Nigeria has spent decades promising to reduce its dependence on oil revenue, and nearly every administration has pledged diversification. The difference this time is that a foreign government is committing money through a binding contract with a defined timeline and open call for delivery partners.

The United Kingdom’s Foreign, Commonwealth and Development Office has published a procurement notice worth £10 million for the UK-Nigeria Growth Programme. The contract runs from July 2026 through June 2031, with a possible extension to 2033.

The program sits within a broader £15 million commitment that UK Minister for Africa Baroness Jenny Chapman announced during her June 2026 visit to Abuja. The £10 million procurement contract, however, is where the operational details of the initiative live.

FCDO’s £10m contract targets Nigeria’s non-oil sectors for private investment

The procurement notice on the UK’s Find a Tender portal outlines two pathways for the program. The first involves facilitating immediate private investment and trade in high-potential non-oil sectors that capitalize on existing opportunities.

The second pathway focuses on improving Nigeria’s business climate and investment conditions to support more sustainable commercial growth over time. The FCDO classified the contract under “foreign economic-aid-related services” and flagged it as suitable for small and medium-sized enterprises.

FCDO building

The program aims to support Nigeria’s deeper integration into regional and global value chains, laying the foundation for diversified growth, the tender noted. That means creating conditions for Nigerian businesses to compete in export markets beyond crude oil.

UK-Nigeria bilateral trade hit £8.1 billion in the year to September 2025

This program arrives when UK-Nigeria economic ties are already at historic levels. Bilateral trade reached £8.1 billion in the year ending September 2025, growing at 11.4% year on year, with British exports rising 14.2% to £5.7 billion, Punch reported. Nigeria is now the UK’s largest export market in Africa.

British International Investment has already committed roughly $800 million across agriculture, renewable energy, and manufacturing in Nigeria, the British High Commission confirmed. UK Export Finance is also backing the rehabilitation of Lagos ports through a financing package valued at approximately $1 billion.

“This visit has reinforced everything I believe about the UK-Nigeria partnership. That it is deep, it is real, and it is moving in the right direction.” — Baroness Jenny Chapman, UK Minister for Africa, as The Guardian Nigeria reported

Baroness Jenny Chapman, UK Minister for Africa

SPRIRET initiative extends UK’s digital ambitions across five Nigerian states

The UK also announced expanded cooperation in Nigeria’s digital economy through the SPRIRET initiative under its Digital Access Programme. The initiative targets digital governance reforms across five Nigerian states, reducing regulatory barriers and encouraging investment in broadband and emerging technologies, TheCable reported.

Nigeria’s Finance Minister Taiwo Oyedele described the partnership as focused on practical outcomes rather than symbolism.

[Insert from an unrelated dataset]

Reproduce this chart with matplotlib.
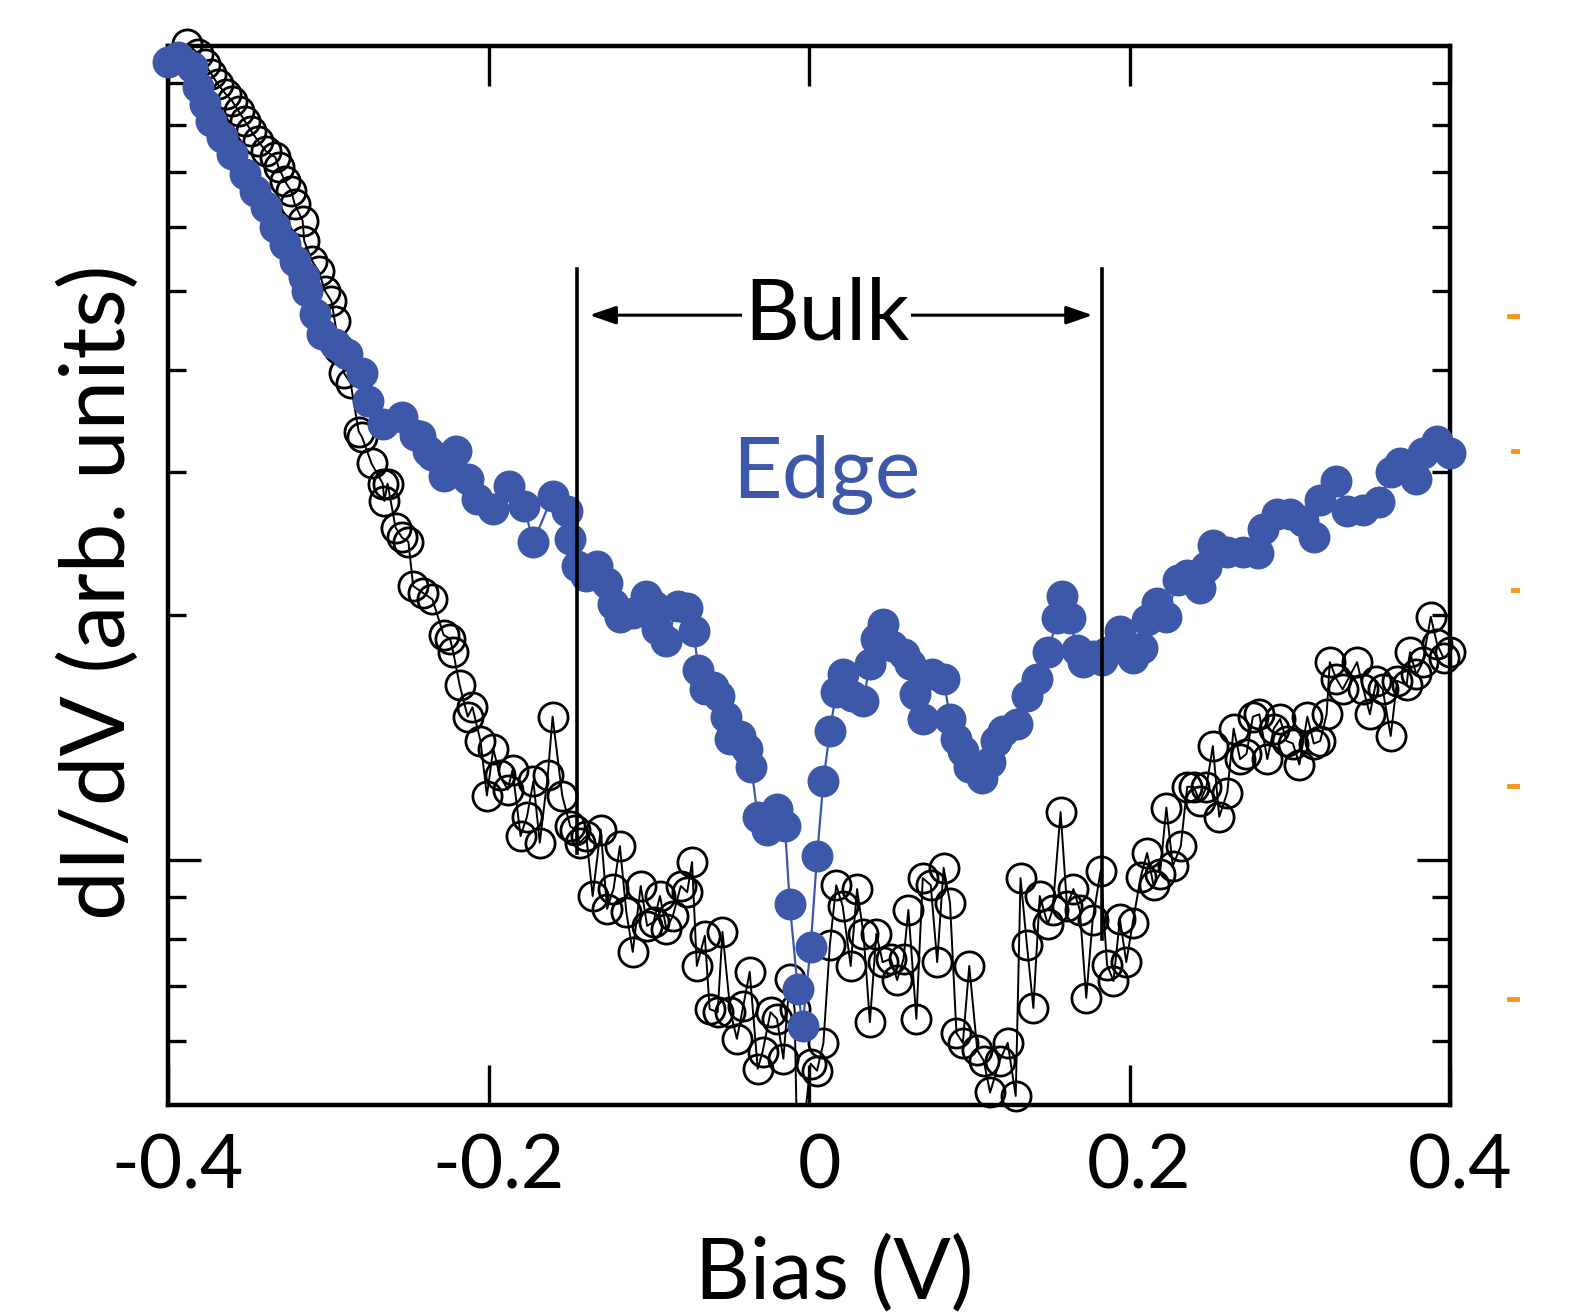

“The UK-Nigeria Growth Programme helps bring this partnership to life, supporting capital market development, technology investment, small businesses, and technical assistance,” Oyedele said, the British High Commission statement confirmed.

What the seven-year contract window reveals about UK ambitions

The five-year contract with a possible two-year extension signals that the FCDO is thinking beyond a single political cycle in either country. Development programs often stall when funding runs out before results materialize, and the seven-year window suggests London wants structural economic outcomes.

Key details from the FCDO tender notice

  • Contract value: £10 million (excluding VAT), part of a broader £15 million program
  • Timeline: July 1, 2026, through June 30, 2031, with possible extension to June 30, 2033
  • Focus areas: Non-oil private sector investment, trade facilitation, business environment reform
  • Eligible bidders: SMEs and voluntary or community organizations
  • Contracting authority: Foreign, Commonwealth and Development Office, London

The program follows President Bola Tinubu’s state visit to the UK in March 2026, which produced a £746 million port modernization agreement and investment commitments across fintech and manufacturing, Daily Trust reported. That visit set the diplomatic stage, but this procurement contract is where operational delivery begins.

President Bola Tinubu and Sir Keir Starmer

Nigeria’s diversification push faces its biggest external test

For Nigerian policymakers, the program represents external validation of the country’s reform trajectory under Tinubu. For UK taxpayers, it is a calculated bet that targeted investment in Africa’s largest economy can yield both commercial returns and geopolitical influence.

The real question is whether a £10 million contract can produce structural change that decades of rhetoric and billions in oil revenue never delivered. The answer depends on who wins the tender, what they build, and whether Nigerian institutions hold up their end.